I Began

Today I began.

It’s September 28, 2022. James died 14 years, 6 months, and one day ago. He would have been 92 years old in about a month, had he not fallen down his stairs or fallen prey to any of a number of other available demons.

I loved him. Not like you love a lover, or a father. Like you love a hero - someone who routinely goes places you can’t - or won’t - go yourself. I was an acolyte. I was a fan.

James left me his personal papers - his plays, his poems, his daily journals. His life’s work. He left them to me because I was interested. I had already digitally scanned as much of his work as I could find, to keep it out of the clutches of the elements. Everyone knew I was the keeper of the papers.

After James died I chased those papers all over Los Angeles, and had boxes of them dropped into my garage in Virginia when a friend of his ferried them from New York City on his way south.

There are boxes and boxes of these papers. They currently reside in my storage unit, sharing space and incurring fees along with other sentimental objects I haven’t figured out how to use or part with.

Today I began. I opened the first folder I came to - his Journal from January of 2005.

Today a category 4 hurricane is bearing down on my hometown. No one knows what will remain - if anything - after the wind and the rain and the storm surge. In January of 2005, I learn now from James’ journal, Los Angeles experienced the worst flooding since 1938.

Or rather I am reminded. I was there. James’s Journal tells me I was there. It puts in context one of the few clear memories I have of our time together - the image of rain streaming down the interior walls of James’ makeshift living quarters, seeping into the original manuscripts of his plays. That’s when I started scanning in earnest.

I’ve always had a poor memory of my life. It’s a joke in my family. Maybe that’s why I cling to things - things that tell me what happened. Maybe that’s why I cling to these liquor boxes crammed with James’ papers. I live in a narrow margin of time, for whatever reason. Other people know my past much better than I do. That makes it hard to gain perspective - or easier to live in the moment?

Reading James’ journals puts me back with him, back in his clever, wicked wit, his luxurious vocabulary, his rich tangle with day to day life in a falling-down costume warehouse. It also puts me back with me, in those times.
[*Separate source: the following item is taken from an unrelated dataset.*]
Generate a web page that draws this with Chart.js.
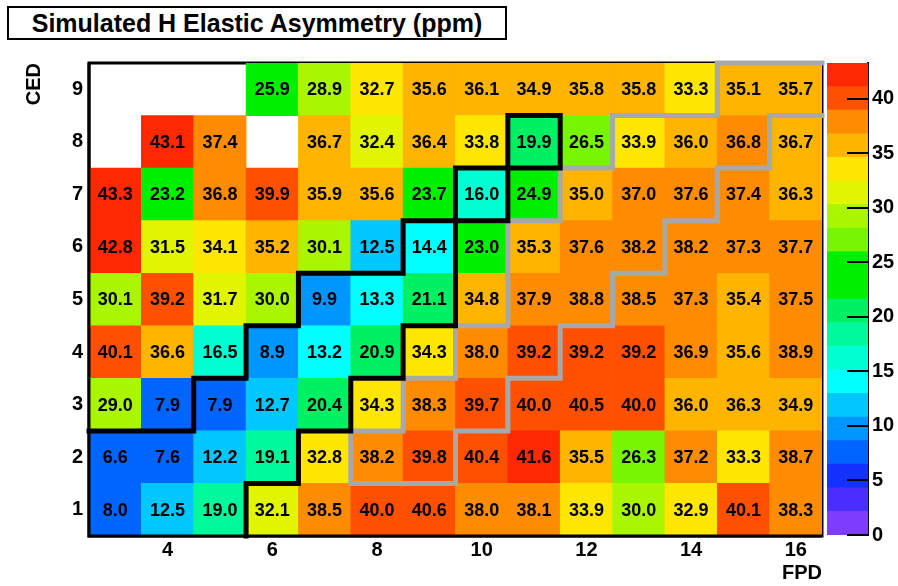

James Journals are collages. He took what passed through his day, set it in context, and pinned it to a journal entry. Pinned, taped, photocopied. I have years of these journals with their barely legible manuscript pages, their dutifully typed copies, their specially designed covers, and their amazingly organized tables of contents. I show up in some of these collages. Things I said or did, notes I dropped off, gifts I gave. My handwriting, just as if I wrote it today, even though I don’t remember writing it. Almost always those artifacts are flanked by the effects of the offerings. The comfort they brought, for example.

Today I began. I read every page of “Journal: January 2005”. It felt like archaeology. I placed sticky notes. I searched for patterns. And I scanned. I scanned the chosen pages to digital files in my computer.

So I’m back to scanning - scanning journal entries about the scanning I did 17 years ago.

Why all this scanning?

The rain was coming in! James says, in January of 2005,

“She’s having my entire collection scanned. This will remove an entire layer of stress from this Hypergraphic Dramatist. Just when I had begun to worry that Mpig’s fear that my work would survive my demise only long enough for someone to cart it to the dumpster. Along comes Elizabeth. I should have asked her which Olympian calls to her most strongly? But I’ll hazard Athena.”


Athena, the ancient Greek goddess associated with wisdom, warfare, and handicraft. So I get to be the goddess of wisdom?

Certainly not the goddess of memory. And really no goddess at all, at 59 years of age and staring down the end of my “good years.” Mortality looms. Cancer made that apparent, four years ago. James made it apparent, 14 years ago, when he fell down his stairs and later bled to death in that room where the rain came dripping in. My professional work with older people, my father’s continued experience of dementia, and my gradually failing body all make it abundantly clear that my time here is limited.

I rescued James’ work from the dumpster - some of it anyway. (That’s another tale.) And now a lot of it is in my storage unit, gathering dust and incurring fees. Will it just go into a dumpster in Virginia?

So I scan, putting these memories up in the cloud. And once I am dust and my Google account is closed - poof! The dumpster in the sky. Digital dust.

Unless. Unless I can alchemize him, and me. Alchemize what he meant to me, forge what he created and what I loved into something new that will light the fire of someone new. All the lives that were ever lived, and which ones do we know about? The ones that wrote it down. He wrote it down. I scanned it. And gosh darn it, this goddess of handicraft is gonna make something out of it.